My most embarrassing moment involves a computer screen and a rude surprise. It quickly taught me how vital it is to ensure that your Google image search filter is switched on.
What’s your favourite joke?
It’s got to be the baby gorilla joke:
A man finds a baby gorilla alone in the street and decides that the best thing to do is to take him to the police. The chief police officer takes one look at the baby gorilla and tells the man that the best thing he can do is to take him to the zoo. A week later, the same police officer sees the man in the street. He is still with the baby gorilla. The police officer is a bit confused and asks the man why he didn’t take the baby gorilla to the zoo.

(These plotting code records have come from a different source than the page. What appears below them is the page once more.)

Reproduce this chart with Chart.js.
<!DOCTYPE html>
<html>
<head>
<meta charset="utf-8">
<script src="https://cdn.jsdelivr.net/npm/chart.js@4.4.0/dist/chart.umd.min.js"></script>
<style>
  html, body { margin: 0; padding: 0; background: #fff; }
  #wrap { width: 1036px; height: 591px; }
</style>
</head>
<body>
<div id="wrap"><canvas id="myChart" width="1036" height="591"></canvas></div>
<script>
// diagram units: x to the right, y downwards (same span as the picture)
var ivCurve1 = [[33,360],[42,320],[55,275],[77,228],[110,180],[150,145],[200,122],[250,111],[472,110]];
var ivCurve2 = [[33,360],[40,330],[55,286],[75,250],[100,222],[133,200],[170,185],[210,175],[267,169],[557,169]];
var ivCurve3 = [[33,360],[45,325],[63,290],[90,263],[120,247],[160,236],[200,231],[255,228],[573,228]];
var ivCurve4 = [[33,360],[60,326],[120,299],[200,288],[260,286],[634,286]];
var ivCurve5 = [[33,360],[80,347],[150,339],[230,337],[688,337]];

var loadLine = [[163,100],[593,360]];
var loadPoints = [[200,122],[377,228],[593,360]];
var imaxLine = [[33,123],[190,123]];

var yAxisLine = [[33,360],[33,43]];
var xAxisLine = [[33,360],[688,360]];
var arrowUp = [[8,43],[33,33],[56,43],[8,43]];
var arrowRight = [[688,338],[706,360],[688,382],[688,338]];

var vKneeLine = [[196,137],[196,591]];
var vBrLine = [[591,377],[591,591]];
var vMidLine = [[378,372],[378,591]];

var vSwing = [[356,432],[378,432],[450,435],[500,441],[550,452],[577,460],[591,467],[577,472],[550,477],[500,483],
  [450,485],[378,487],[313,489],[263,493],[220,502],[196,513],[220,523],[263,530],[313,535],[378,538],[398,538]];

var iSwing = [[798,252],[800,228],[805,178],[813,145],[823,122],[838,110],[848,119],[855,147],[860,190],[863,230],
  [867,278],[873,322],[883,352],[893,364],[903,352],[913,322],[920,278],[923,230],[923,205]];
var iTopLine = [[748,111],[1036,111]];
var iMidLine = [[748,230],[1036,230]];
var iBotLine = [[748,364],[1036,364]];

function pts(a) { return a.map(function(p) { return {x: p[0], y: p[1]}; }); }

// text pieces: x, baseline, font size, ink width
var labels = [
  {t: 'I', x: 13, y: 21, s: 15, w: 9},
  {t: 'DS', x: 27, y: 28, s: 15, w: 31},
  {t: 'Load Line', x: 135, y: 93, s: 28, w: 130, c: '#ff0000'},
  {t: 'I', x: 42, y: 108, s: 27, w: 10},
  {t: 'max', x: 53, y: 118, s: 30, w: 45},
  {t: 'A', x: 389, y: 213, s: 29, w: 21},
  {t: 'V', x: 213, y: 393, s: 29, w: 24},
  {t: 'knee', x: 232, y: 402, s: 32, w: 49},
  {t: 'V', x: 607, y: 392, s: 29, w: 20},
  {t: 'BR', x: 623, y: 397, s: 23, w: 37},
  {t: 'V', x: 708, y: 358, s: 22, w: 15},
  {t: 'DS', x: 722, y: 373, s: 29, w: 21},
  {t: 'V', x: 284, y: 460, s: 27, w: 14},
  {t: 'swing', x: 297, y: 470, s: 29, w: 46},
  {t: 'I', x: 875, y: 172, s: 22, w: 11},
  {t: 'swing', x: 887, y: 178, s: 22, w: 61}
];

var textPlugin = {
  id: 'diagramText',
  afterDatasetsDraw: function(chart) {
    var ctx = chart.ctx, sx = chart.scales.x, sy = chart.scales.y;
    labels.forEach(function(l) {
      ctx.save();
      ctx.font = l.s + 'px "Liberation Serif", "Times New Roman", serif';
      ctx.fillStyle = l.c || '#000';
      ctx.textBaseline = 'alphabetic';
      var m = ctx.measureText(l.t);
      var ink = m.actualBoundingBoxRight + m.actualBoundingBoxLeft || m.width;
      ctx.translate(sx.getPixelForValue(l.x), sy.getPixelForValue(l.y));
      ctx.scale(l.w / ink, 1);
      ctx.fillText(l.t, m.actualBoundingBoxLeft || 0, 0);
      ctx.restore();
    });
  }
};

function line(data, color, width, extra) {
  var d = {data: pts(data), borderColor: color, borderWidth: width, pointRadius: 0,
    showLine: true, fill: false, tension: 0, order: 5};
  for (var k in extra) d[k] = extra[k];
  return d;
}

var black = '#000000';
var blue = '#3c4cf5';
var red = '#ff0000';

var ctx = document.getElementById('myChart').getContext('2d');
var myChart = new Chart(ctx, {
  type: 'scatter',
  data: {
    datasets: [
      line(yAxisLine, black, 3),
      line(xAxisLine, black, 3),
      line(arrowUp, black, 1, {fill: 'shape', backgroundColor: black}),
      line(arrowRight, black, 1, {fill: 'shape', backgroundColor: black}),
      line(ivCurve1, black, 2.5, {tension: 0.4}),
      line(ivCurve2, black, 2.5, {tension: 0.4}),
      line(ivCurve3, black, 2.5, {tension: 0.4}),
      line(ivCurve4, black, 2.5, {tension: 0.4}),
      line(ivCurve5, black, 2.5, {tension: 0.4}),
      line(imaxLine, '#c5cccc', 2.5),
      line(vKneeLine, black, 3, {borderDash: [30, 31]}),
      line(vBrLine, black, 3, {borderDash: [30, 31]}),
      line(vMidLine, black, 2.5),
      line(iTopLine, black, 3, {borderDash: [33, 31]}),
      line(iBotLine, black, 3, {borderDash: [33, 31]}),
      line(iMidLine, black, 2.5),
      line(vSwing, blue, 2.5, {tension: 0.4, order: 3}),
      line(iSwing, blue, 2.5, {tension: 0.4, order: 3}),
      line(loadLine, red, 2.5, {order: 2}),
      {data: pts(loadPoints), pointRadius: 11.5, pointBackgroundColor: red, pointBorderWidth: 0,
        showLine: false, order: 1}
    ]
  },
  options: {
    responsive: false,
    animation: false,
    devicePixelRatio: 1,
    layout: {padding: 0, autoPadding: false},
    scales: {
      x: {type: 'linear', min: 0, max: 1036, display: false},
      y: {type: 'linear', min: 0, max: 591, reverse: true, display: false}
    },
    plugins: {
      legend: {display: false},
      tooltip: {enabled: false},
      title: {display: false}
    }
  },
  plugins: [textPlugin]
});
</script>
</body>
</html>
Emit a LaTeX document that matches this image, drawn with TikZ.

The man replies, 'I did take him to the zoo and today we’re going to the cinema.'
I love this joke: It surpasses all cultural boundaries, it isn’t rude so you can use it in the classroom, it is popular with children and adults and it is the perfect length. Did you know that according to Laughlab, an experiment that was carried out in 2002 to find the world’s funniest joke, jokes that contain 103 words are the funniest? The baby gorilla joke comes quite close to that.
What are your tips for becoming an ELT author?
First of all, decide what you would like to write. If you can’t think of anything (a very common situation), here are some ideas:
- Do you have an original lesson plan that works well for you? Write this up in the way you would see it in a course book.
- Perhaps you have a personal variation or improvement for a standard classroom activity. This could also be written up as a lesson plan or as an article.
- We all have our own ideas about methodology. Think about this next time you are teaching. What did you have to learn for yourself? Could you write a short article that would help novice teachers?
- The best articles start with the smallest ideas and ELT conferences can be good breeding grounds for ideas. Go and see a good speaker and then make some notes afterwards. Perhaps you ardently disagree with something they said. Or perhaps they were inspirational and made you think of your own original ideas.
- Similarly, there are a lot of good ELT discussion groups. Go on one of these, get inspired or infuriated. Write a posting and then consider how what you have written could be turned into an article.
- Write a book review.
The second thing is to decide is who or what you are going to write for. Don’t be motivated by money. Here are some ideas:
- Start a blog. Here is mine: www.jamiekeddie.com
- Get hold of magazine/website editors’ names and emails and send them your work.
- Publishers are always looking for new authors. But, they generally have an idea of what they want written and this means writing to all sorts of specifications. If you like the idea of this, find out who the best people to speak to would be and drop them a line.
And finally, some random pieces of advice:
- It is better to give away your good ideas for free than to keep them to yourself and do nothing with them.
- Once you start writing, more ideas should come along. Keep a notebook.
- Don’t expect your life to change after you have had your first article or lesson plan published. It takes time, patience and hard work.
- Rejection is an inevitability. Don’t be scared of it.
- Don’t try to include too much in what you are writing. For lesson plans, always consider aims. For articles, consider what you want to say and decide on the best way to say it as concisely as possible.
- Don’t ever aim for perfection in what you write. Perfection is a detrimental idea in such circumstances. Aim for excellence.
- Find a friend that is good at giving advice and willing to read over what you have written. Hope for criticism and not praise.
- Every piece of work needs a deadline (or it won’t get done).